-- Start of MATERIAL FOR THE TASK --
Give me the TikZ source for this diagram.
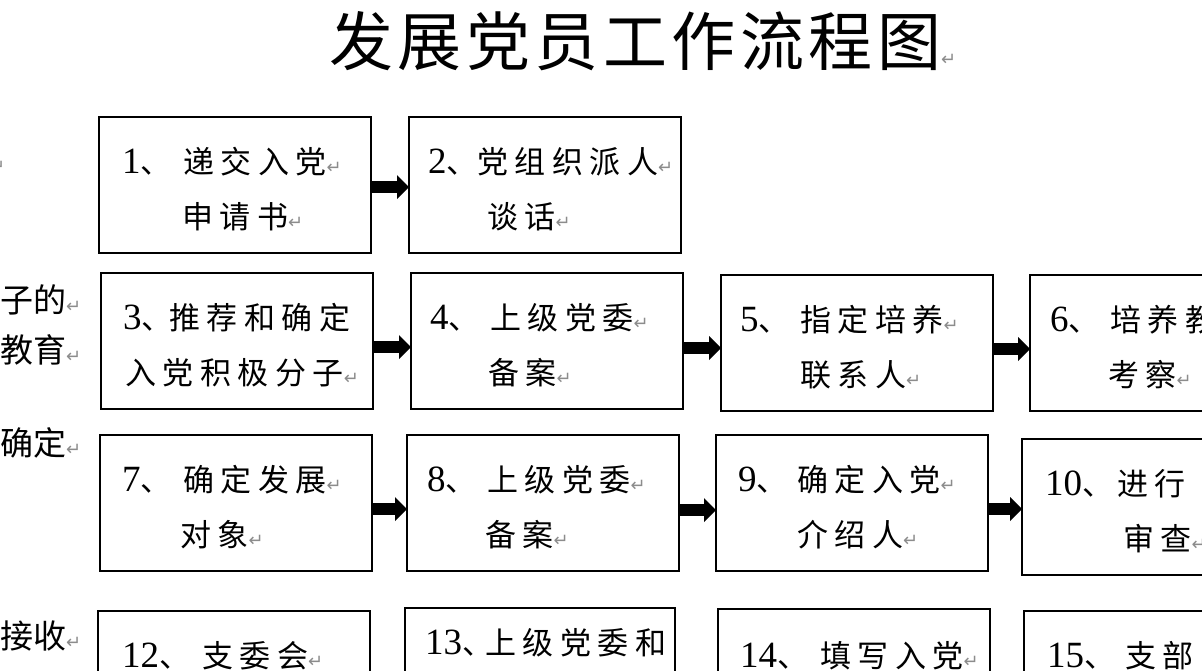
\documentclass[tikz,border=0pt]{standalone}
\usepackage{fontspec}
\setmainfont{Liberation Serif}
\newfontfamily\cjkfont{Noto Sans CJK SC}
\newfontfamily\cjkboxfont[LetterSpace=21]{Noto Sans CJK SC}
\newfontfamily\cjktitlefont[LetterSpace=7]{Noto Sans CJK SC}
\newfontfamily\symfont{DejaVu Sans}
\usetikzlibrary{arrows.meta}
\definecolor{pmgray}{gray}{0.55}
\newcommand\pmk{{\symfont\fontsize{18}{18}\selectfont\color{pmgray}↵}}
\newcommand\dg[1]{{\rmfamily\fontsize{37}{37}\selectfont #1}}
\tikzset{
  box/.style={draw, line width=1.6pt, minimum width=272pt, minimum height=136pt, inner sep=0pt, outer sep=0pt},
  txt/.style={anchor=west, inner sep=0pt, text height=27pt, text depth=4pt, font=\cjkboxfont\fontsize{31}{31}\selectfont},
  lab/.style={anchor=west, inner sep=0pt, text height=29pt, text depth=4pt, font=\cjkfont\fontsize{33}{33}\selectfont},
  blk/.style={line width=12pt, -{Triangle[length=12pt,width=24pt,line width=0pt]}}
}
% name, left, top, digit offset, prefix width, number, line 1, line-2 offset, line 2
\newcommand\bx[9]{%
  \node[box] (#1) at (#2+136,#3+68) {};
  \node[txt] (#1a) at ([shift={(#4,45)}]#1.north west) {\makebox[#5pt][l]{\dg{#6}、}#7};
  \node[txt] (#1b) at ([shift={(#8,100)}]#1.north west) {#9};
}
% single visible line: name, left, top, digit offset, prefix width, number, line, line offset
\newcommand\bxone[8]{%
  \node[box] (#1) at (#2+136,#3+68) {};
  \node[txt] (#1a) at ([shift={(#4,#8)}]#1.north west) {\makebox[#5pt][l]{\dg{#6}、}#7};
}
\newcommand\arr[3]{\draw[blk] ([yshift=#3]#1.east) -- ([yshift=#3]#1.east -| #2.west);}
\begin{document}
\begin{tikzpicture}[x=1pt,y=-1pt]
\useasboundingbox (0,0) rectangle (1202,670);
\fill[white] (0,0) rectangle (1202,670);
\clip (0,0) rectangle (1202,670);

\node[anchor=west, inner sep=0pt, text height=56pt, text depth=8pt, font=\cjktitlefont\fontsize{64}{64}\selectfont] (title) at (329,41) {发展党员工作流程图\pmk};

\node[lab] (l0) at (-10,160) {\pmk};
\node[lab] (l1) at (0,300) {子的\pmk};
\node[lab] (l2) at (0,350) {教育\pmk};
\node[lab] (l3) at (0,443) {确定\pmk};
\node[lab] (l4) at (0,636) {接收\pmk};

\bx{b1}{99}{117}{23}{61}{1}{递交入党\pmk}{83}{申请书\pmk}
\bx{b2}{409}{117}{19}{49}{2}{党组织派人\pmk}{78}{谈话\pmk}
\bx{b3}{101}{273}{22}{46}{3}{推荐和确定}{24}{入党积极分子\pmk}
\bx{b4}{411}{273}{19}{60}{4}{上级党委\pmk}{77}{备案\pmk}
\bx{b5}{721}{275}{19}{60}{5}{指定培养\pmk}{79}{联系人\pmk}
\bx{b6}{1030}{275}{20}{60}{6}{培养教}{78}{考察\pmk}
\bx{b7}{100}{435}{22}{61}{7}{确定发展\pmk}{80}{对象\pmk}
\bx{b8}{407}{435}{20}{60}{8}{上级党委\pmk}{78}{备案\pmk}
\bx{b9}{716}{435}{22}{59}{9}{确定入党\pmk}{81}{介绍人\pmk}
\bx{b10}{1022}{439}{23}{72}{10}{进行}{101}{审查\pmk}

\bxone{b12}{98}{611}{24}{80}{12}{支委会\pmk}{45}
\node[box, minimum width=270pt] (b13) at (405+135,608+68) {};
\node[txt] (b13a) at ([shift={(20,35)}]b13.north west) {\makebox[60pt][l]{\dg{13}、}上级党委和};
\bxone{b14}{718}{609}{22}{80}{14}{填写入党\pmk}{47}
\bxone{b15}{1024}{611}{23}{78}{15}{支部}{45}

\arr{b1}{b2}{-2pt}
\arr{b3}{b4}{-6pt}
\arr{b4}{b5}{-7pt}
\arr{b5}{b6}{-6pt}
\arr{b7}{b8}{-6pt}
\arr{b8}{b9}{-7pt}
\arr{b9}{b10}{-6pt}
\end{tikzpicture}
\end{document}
-- End of MATERIAL FOR THE TASK --
-- Start of MATERIAL FOR THE TASK --
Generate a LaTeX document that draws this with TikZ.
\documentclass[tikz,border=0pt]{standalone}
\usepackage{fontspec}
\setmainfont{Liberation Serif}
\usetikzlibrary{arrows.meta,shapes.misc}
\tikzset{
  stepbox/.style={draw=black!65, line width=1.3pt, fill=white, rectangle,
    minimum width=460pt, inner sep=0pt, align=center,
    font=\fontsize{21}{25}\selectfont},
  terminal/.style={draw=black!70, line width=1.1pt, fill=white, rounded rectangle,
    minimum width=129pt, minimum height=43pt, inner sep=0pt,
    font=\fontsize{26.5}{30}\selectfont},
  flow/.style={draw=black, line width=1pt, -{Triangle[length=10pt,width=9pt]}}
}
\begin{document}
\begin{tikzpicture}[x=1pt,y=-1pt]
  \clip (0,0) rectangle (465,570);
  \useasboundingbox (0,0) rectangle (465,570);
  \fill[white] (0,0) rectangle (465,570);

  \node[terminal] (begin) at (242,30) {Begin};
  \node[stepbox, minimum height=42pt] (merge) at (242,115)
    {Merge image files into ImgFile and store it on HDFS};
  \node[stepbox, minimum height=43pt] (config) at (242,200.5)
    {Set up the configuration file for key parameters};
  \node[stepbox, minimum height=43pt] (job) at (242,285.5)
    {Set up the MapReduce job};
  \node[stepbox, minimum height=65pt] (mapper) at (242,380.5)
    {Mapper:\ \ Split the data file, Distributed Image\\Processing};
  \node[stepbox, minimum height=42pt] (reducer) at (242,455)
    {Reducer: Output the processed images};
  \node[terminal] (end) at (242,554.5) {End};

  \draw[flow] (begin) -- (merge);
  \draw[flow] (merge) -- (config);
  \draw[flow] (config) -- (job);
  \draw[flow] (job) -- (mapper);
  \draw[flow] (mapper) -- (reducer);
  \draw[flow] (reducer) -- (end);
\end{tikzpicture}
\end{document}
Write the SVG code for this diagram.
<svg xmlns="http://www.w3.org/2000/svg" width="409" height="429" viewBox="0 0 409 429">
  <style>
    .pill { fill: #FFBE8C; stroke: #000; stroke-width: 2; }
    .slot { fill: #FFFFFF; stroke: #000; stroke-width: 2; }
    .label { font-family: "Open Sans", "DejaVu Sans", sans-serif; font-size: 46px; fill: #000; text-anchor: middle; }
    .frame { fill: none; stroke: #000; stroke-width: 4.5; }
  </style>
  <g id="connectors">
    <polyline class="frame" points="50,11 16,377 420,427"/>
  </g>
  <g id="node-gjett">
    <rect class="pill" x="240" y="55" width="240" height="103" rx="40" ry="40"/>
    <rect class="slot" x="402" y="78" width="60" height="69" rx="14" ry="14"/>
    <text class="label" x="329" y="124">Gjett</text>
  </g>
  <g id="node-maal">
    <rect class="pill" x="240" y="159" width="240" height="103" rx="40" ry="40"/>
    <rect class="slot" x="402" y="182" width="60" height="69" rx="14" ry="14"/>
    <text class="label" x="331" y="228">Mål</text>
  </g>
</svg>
-- End of MATERIAL FOR THE TASK --
■ TO BE DONE
Gather up the lines that contain the word "this".

■ THE RESPONSE
Give me the TikZ source for this diagram.
Generate a LaTeX document that draws this with TikZ.
Write the SVG code for this diagram.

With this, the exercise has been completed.